Using one organism to kill another might not seem like such a great idea, but cats do make very good ratters. Scale things down a bit, and we might just be able to use one bacterium to kill another. Shigella is a family of bacteria that causes dysentery, and hundreds of thousands of deaths, mostly children, every year. Now good sanitation prevents Shigella infections, but there is no vaccine that stops it.

Enter Bdellovibrio bacteriovorus. It's another type of bacteria, but crucially, it's a predatory one. It inserts itself inside its victims and then destroys them from within. And a new paper just published shows that Bdellovibrio can be used to cure a Shigella infection, admittedly in zebrafish, but with no apparent side effects.

And because these bacteria attack a wide range of other microbes, this might just be a way of treating the impending antibiotic resistance crisis. Elizabeth Sockett is the woman behind this study. And I asked her how the experiment worked.

ELIZABETH SOCKETT:

The experiment's a real synergy between two labs. So Serge Mostowy's lab could set up experimental infections into zebrafish with the Shigella. And in our experiments, the Shigella were green fluorescent. They're injected into the hind brain of the zebrafish. Normally, they cause a lethal infection and the zebrafish die. What we did was we injected red Bdellovibrio into the same compartment.

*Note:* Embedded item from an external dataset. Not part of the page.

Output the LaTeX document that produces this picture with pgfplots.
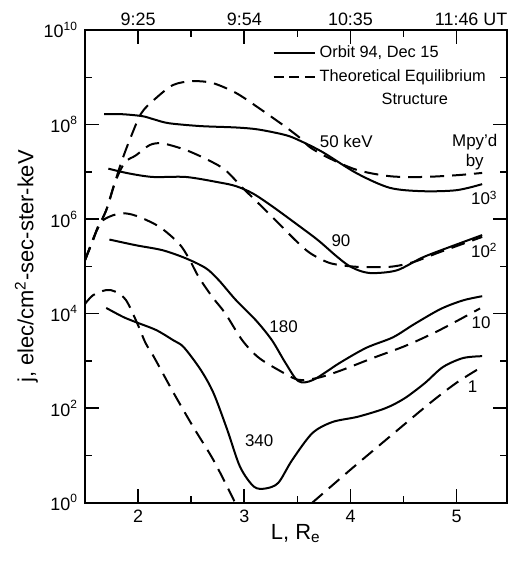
\documentclass[border=0pt]{standalone}
\usepackage{fontspec}
\setmainfont{Liberation Sans}
\usepackage{pgfplots}
\pgfplotsset{compat=1.18}

\pgfplotsset{
  orbit/.style={black, line width=1bp, smooth, tension=0.5},
  theory/.style={black, line width=1bp, smooth, tension=0.5, dash pattern=on 7bp off 4bp},
}
\tikzset{lbl/.style={font=\fontsize{8.5}{10}\selectfont, inner sep=0pt}}

\begin{document}
\begin{tikzpicture}[font=\fontsize{8.5}{10}\selectfont]
% keep the page at the reference proportions
\path (-42.5bp,-29.65bp) rectangle (215bp,251.35bp);

\begin{axis}[
  at={(0,0)}, anchor=south west,
  scale only axis, width=210.8bp, height=236.3bp,
  xmin=1.5, xmax=5.47,
  ymode=log, ymin=1, ymax=1e10,
  xtick={2,3,4,5}, xticklabels={2,3,4,5},
  minor xtick={2.5,3.5,4.5},
  ytick={1,1e2,1e4,1e6,1e8,1e10},
  yticklabels={10\textsuperscript{0},10\textsuperscript{2},10\textsuperscript{4},10\textsuperscript{6},10\textsuperscript{8},10\textsuperscript{10}},
  minor ytick={10,1e3,1e5,1e7,1e9},
  tick align=inside,
  major tick length=7bp, minor tick length=3.5bp,
  every tick/.style={black, line width=0.8bp},
  axis line style={line width=1bp},
  tick label style={font=\fontsize{9}{10}\selectfont},
  /pgf/number format/assume math mode=true,
  xlabel={L, R\textsubscript{e}},
  ylabel={j, elec/cm\textsuperscript{2}-sec-ster-keV},
  xlabel shift=-6bp, ylabel shift=-4bp,
  label style={font=\fontsize{11}{13}\selectfont},
  legend style={at={(0.43,0.985)}, anchor=north west, draw=none, fill=none,
    font=\fontsize{8.2}{10}\selectfont, row sep=0.5bp,
    cells={anchor=west}},
  legend image code/.code={\draw[#1] (0bp,0bp) -- (20.5bp,0bp);},
]
\addlegendimage{black, line width=1bp}
\addlegendentry{Orbit 94, Dec 15}
\addlegendimage{black, line width=1bp, dash pattern=on 5bp off 2.8bp}
\addlegendentry{Theoretical Equilibrium}
\addlegendimage{empty legend}
\addlegendentry{\hspace*{31bp}Structure}

% 50 keV
\addplot[orbit, forget plot] coordinates {
 (1.68,1.66e8)(1.85,1.66e8)(2.04,1.51e8)(2.15,1.29e8)(2.29,1.07e8)(2.59,9.3e7)
 (2.92,8.7e7)(3.13,7.9e7)(3.39,6.0e7)(3.53,4.5e7)(3.74,2.6e7)(4.06,9.3e6)
 (4.37,4.6e6)(4.68,3.9e6)(5.00,4.1e6)(5.24,5.5e6)};
\addplot[theory, forget plot] coordinates {
 (1.50,1.35e5)(1.60,5.1e5)(1.70,1.55e6)(1.78,5.8e6)(1.84,1.55e7)(1.92,4.7e7)
 (2.03,1.74e8)(2.16,3.5e8)(2.33,6.9e8)(2.51,8.3e8)(2.70,7.6e8)(2.92,4.7e8)
 (3.13,2.3e8)(3.39,8.9e7)(3.53,5.1e7)(3.62,3.3e7)(3.79,2.0e7)(4.06,1.10e7)
 (4.37,8.1e6)(4.68,7.8e6)(5.00,8.5e6)(5.24,9.5e6)};

% 90 keV
\addplot[orbit, forget plot] coordinates {
 (1.72,1.17e7)(1.91,9.3e6)(2.14,7.8e6)(2.45,7.8e6)(2.76,6.0e6)(2.92,5.0e6)
 (3.08,3.5e6)(3.27,1.82e6)(3.53,6.8e5)(3.70,3.5e5)(3.86,1.7e5)(3.98,1.05e5)
 (4.10,7.9e4)(4.22,7.2e4)(4.44,8.3e4)(4.68,1.55e5)(4.94,2.6e5)(5.24,4.6e5)};
\addplot[theory, forget plot] coordinates {
 (1.50,1.35e5)(1.60,5.1e5)(1.70,1.55e6)(1.78,5.8e6)(1.875,1.58e7)(1.98,2.24e7)
 (2.11,3.7e7)(2.23,4.0e7)(2.45,2.9e7)(2.66,1.78e7)(2.82,1.10e7)(2.98,4.7e6)
 (3.13,2.2e6)(3.32,8.3e5)(3.48,3.6e5)(3.62,1.91e5)(3.81,1.17e5)(4.06,9.8e4)
 (4.37,9.8e4)(4.59,1.23e5)(4.84,2.0e5)(5.24,4.2e5)};

% 180 keV
\addplot[orbit, forget plot] coordinates {
 (1.73,3.7e5)(1.98,2.8e5)(2.23,2.2e5)(2.45,1.48e5)(2.64,9.1e4)(2.76,5.1e4)
 (2.92,1.95e4)(3.11,7.2e3)(3.26,2.75e3)(3.39,891)(3.51,372)(3.65,398)
 (3.90,912)(4.15,1.9e3)(4.40,3.16e3)(4.60,6.0e3)(4.85,1.26e4)(5.06,1.91e4)(5.24,2.34e4)};
\addplot[theory, forget plot] coordinates {
 (1.50,1.35e5)(1.575,3.5e5)(1.64,8.3e5)(1.76,1.20e6)(1.885,1.32e6)(2.016,1.10e6)
 (2.204,6.8e5)(2.382,3.1e5)(2.476,1.51e5)(2.57,6.0e4)(2.70,2.24e4)(2.82,1.02e4)
 (2.98,2.75e3)(3.13,1.20e3)(3.32,646)(3.51,398)(3.69,437)(3.90,617)
 (4.21,1.15e3)(4.53,2.14e3)(4.84,4.5e3)(5.22,1.29e4)};

% 340 keV
\addplot[orbit, forget plot] coordinates {
 (1.70,1.32e4)(1.86,8.5e3)(1.98,6.6e3)(2.17,4.5e3)(2.33,2.75e3)(2.43,1.95e3)
 (2.59,646)(2.71,209)(2.84,34.7)(2.96,5.75)(3.09,2.19)(3.20,2.00)(3.32,2.63)
 (3.45,7.94)(3.64,29.5)(3.83,51)(4.07,66)(4.33,100)(4.51,162)(4.70,339)
 (4.87,741)(5.06,1.15e3)(5.24,1.26e3)};
\addplot[theory, forget plot] coordinates {
 (1.50,1.6e4)(1.575,2.45e4)(1.70,3.16e4)(1.79,2.9e4)(1.885,1.95e4)(1.98,7.2e3)
 (2.07,2.4e3)(2.15,1.20e3)(2.335,209)(2.52,39.8)(2.71,7.94)(2.90,1.15)(2.96,0.56)};
\addplot[theory, forget plot] coordinates {
 (3.48,0.50)(3.64,1.0)(4.00,5.0)(4.37,25)(4.75,129)(5.00,347)(5.22,708)};

% curve labels
\node[lbl] at (axis cs:3.96,4.5e7) {50 keV};
\node[lbl, align=center] at (axis cs:5.17,2.6e7) {Mpy’d\\by};
\node[lbl] at (axis cs:5.26,2.8e6) {10\textsuperscript{3}};
\node[lbl] at (axis cs:3.91,3.5e5) {90};
\node[lbl] at (axis cs:5.26,2.2e5) {10\textsuperscript{2}};
\node[lbl] at (axis cs:3.37,5.4e3) {180};
\node[lbl] at (axis cs:5.23,6.3e3) {10};
\node[lbl] at (axis cs:3.14,21) {340};
\node[lbl] at (axis cs:5.15,282) {1};
\end{axis}

% time labels along the top
\begin{axis}[
  at={(0,0)}, anchor=south west,
  scale only axis, width=210.8bp, height=236.3bp,
  xmin=1.5, xmax=5.47, ymin=0, ymax=1,
  axis x line*=top, axis y line=none,
  xtick={2,3,4,5},
  xticklabels={9:25,9:54,10:35,11:46\rlap{\ UT}},
  major tick length=0pt, minor tick num=0,
  axis line style={line width=1bp},
  tick label style={font=\fontsize{9}{10}\selectfont, yshift=-1.5bp},
  /pgf/number format/assume math mode=true,
]
\end{axis}
\end{tikzpicture}
\end{document}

And we tested whether those red Bdellovibrio or a buffer control could change the infection.

So the great thing about this experiment was we could see live the numbers of red and green bacteria changing inside the patient, who's the zebrafish. We could also measure the survival of the zebrafish 48 hours later, because they normally die of a Shigella infection of that level. And what we saw was that the red Bdellovibrio started to kill the green Shigella inside the zebrafish, and the survival of the zebrafish improved a huge amount.

INTERVIEWER:

So you inject, first of all, you infect the zebrafish with Shigella, which would kill them.

ELIZABETH SOCKETT:

Yes.

INTERVIEWER:

Then you inject--

ELIZABETH SOCKETT:

With the Bdellovibrio.

INTERVIEWER:

And that kills the Shigella.

ELIZABETH SOCKETT:

Yes. And interestingly, in this experiment the Bdellovibrio start killing first the Shigella, but then the immune system of the fish that wasn't coping with the Shigella wakes up and gets a stimulus from this predation. And it comes in and clears up the rest of the Shigella from the infection. So what we think is that the Bdellovibrio is actually releasing some components of the Shigella as it's killing them early on and the immune system is being awakened to the presence of the Shigella. And also the numbers are dropping due to the direct killing by the Bdellovibrio.